Common genetic polymorphisms and haplotypes of fibrinogen alpha, beta, and gamma chains affect fibrinogen levels and the response to proinflammatory stimulation in myocardial infarction survivors: the AIRGENE study.
Jacquemin B., Antoniades C., Nyberg F., Plana E., Müller M., Greven S., Salomaa V., Sunyer J., Bellander T., Chalamandaris A-G., Pistelli R., Koenig W., Peters A.

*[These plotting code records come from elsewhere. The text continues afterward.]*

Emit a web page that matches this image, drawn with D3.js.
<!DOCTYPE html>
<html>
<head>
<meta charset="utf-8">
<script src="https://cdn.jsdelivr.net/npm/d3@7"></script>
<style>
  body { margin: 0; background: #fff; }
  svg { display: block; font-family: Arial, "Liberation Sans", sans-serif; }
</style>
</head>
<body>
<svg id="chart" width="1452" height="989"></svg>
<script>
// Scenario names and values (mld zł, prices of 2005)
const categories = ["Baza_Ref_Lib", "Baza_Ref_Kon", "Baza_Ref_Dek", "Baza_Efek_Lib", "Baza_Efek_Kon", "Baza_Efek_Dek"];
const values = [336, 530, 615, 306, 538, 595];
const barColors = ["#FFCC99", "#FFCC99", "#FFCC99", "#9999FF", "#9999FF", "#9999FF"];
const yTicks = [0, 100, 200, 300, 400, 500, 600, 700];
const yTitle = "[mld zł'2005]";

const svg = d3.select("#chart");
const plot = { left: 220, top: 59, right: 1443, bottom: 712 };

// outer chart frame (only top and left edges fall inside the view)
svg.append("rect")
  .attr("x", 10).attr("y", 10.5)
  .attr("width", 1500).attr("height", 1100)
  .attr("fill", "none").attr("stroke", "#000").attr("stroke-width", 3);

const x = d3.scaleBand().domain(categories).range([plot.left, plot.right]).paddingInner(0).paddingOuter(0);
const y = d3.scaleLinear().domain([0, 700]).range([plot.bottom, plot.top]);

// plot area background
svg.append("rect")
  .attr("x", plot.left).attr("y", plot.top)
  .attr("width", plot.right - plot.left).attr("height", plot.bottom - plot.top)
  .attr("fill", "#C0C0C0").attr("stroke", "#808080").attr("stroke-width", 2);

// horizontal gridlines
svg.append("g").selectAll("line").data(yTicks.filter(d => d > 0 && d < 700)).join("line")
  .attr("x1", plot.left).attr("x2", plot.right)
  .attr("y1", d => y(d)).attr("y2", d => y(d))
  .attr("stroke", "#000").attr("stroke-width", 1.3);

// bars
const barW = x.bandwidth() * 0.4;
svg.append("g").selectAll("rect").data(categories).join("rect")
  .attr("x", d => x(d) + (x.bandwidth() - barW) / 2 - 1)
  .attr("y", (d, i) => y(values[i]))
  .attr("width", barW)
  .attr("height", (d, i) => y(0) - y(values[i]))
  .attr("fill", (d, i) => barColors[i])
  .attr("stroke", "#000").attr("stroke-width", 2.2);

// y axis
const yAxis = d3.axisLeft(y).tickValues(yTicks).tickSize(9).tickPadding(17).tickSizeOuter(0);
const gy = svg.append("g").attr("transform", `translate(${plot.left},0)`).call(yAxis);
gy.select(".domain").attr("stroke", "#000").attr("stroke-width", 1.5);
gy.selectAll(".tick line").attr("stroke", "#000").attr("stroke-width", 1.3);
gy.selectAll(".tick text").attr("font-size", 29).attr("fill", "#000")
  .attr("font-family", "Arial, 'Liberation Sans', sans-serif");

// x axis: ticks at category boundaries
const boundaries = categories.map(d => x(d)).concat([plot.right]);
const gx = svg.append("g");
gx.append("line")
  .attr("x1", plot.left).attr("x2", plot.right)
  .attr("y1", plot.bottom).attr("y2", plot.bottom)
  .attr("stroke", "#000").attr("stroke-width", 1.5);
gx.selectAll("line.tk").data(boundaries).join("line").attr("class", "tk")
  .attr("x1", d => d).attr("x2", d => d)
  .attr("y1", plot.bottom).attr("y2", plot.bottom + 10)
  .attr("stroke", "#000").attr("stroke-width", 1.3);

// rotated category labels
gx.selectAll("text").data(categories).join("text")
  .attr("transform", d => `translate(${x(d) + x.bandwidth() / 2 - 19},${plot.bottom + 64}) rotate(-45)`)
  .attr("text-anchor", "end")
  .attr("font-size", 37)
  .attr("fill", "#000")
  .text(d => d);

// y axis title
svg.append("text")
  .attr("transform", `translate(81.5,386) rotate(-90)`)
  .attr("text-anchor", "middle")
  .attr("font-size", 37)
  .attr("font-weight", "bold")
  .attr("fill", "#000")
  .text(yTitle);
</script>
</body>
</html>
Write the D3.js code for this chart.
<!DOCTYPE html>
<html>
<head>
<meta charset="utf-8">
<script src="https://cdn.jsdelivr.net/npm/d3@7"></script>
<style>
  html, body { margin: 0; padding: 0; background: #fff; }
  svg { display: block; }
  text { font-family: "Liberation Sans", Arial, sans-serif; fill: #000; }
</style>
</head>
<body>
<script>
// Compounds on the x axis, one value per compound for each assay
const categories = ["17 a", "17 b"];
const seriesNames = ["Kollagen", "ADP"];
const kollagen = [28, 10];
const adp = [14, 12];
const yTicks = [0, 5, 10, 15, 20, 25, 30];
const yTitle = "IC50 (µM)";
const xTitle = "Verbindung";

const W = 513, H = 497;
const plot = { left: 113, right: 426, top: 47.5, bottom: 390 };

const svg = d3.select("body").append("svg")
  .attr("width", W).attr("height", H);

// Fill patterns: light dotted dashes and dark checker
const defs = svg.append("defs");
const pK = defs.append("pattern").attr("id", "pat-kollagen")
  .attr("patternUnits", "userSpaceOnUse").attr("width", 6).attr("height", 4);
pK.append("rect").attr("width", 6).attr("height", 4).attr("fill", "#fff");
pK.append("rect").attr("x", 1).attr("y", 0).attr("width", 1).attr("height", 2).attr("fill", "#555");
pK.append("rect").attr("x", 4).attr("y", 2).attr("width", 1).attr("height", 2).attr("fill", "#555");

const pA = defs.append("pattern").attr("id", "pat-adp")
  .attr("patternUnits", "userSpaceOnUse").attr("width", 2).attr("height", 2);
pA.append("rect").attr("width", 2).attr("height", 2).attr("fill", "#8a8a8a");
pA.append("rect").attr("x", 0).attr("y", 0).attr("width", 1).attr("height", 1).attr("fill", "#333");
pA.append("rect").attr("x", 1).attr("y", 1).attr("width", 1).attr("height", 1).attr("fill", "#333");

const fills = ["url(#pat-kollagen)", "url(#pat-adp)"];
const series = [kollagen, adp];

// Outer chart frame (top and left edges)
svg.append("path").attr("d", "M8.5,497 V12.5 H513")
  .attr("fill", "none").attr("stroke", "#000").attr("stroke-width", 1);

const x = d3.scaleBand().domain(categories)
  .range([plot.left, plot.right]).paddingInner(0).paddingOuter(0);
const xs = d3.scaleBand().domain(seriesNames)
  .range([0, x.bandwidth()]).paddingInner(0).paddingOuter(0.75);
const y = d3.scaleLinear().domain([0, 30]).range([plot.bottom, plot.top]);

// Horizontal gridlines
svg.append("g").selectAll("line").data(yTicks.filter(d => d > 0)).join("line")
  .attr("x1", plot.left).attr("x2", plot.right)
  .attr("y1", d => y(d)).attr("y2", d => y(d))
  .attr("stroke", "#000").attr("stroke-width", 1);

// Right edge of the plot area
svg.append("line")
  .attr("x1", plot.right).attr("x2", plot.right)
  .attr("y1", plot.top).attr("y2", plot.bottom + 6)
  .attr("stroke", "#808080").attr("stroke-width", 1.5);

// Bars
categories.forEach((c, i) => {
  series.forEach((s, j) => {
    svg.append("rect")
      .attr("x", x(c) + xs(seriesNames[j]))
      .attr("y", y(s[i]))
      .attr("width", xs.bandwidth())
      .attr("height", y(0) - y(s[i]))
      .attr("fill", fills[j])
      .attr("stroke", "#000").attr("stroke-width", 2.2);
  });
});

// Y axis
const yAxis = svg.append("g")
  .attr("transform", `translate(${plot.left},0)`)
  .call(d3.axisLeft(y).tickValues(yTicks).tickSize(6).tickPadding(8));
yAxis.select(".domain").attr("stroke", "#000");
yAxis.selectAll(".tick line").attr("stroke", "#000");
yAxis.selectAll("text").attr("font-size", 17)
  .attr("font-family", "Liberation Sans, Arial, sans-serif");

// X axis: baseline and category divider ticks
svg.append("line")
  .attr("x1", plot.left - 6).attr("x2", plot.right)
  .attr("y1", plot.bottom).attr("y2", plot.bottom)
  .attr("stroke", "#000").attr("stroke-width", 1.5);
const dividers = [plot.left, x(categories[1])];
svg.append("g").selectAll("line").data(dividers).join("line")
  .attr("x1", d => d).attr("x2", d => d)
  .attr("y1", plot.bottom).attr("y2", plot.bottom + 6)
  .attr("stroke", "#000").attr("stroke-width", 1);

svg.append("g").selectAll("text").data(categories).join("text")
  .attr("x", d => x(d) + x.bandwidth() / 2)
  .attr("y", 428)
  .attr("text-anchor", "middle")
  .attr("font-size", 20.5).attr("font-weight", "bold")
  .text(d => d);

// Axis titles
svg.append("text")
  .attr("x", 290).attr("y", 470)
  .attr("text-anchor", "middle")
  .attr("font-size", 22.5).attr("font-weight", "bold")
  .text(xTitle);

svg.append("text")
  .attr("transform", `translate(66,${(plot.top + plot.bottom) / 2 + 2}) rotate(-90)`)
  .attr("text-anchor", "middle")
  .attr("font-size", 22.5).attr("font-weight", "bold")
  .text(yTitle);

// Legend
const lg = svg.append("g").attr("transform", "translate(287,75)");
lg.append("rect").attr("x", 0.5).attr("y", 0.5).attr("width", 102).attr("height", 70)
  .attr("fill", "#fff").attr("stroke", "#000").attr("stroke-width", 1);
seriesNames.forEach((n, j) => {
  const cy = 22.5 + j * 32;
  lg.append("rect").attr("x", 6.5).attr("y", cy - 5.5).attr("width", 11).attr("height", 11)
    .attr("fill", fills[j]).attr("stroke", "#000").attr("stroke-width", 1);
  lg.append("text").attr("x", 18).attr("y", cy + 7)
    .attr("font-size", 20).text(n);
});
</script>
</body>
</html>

OBJECTIVES: This study was designed to investigate whether single nucleotide polymorphisms (SNPs) and haplotypes of the fibrinogen gene-cluster (fibrinogen chains alpha [FGA], beta [FGB], and gamma [FGG]) could explain the inter- and intraindividual variability of fibrinogen levels in patients with atherosclerosis. We also searched for genetic determinants affecting the responses of fibrinogen genes to proinflammatory stimulation. BACKGROUND: The mechanisms regulating fibrinogen levels are not fully understood, and they are likely to be regulated by complex gene-environment interactions. METHODS: In the AIRGENE study, 895 survivors of myocardial infarction from 5 European cities were followed prospectively for 6 to 8 months, and plasma fibrinogen, interleukin (IL)-6, and C-reactive protein levels were determined monthly. We analyzed 21 SNPs and the corresponding haplotypes in the 3 fibrinogen genes. RESULTS: Eight SNPs in FGA and FGB were significantly associated with fibrinogen levels. Similarly, 2 different haplotypes in FGA and 3 in FGB were also associated with mean fibrinogen levels. The IL-6 levels had a significant impact on the associations between SNPs/haplotypes in FGA/FGB and fibrinogen levels. We also identified SNPs and haplotypes in FGA and FGB with strong impact on the intraindividual variability of fibrinogen during the follow-up period. CONCLUSIONS: We identified common SNPs and haplotypes on FGA/FGB genes, explaining the interindividual and intraindividual variability of fibrinogen levels, in patients with a history of myocardial infarction. We have also identified for the first time, SNPs/haplotypes on FGA/FGB whose effects on fibrinogen expression are modified by the underlying IL-6 levels. These findings may have an impact on risk stratification and the design of genetically guided therapeutic approaches in patients with advanced atherosclerosis.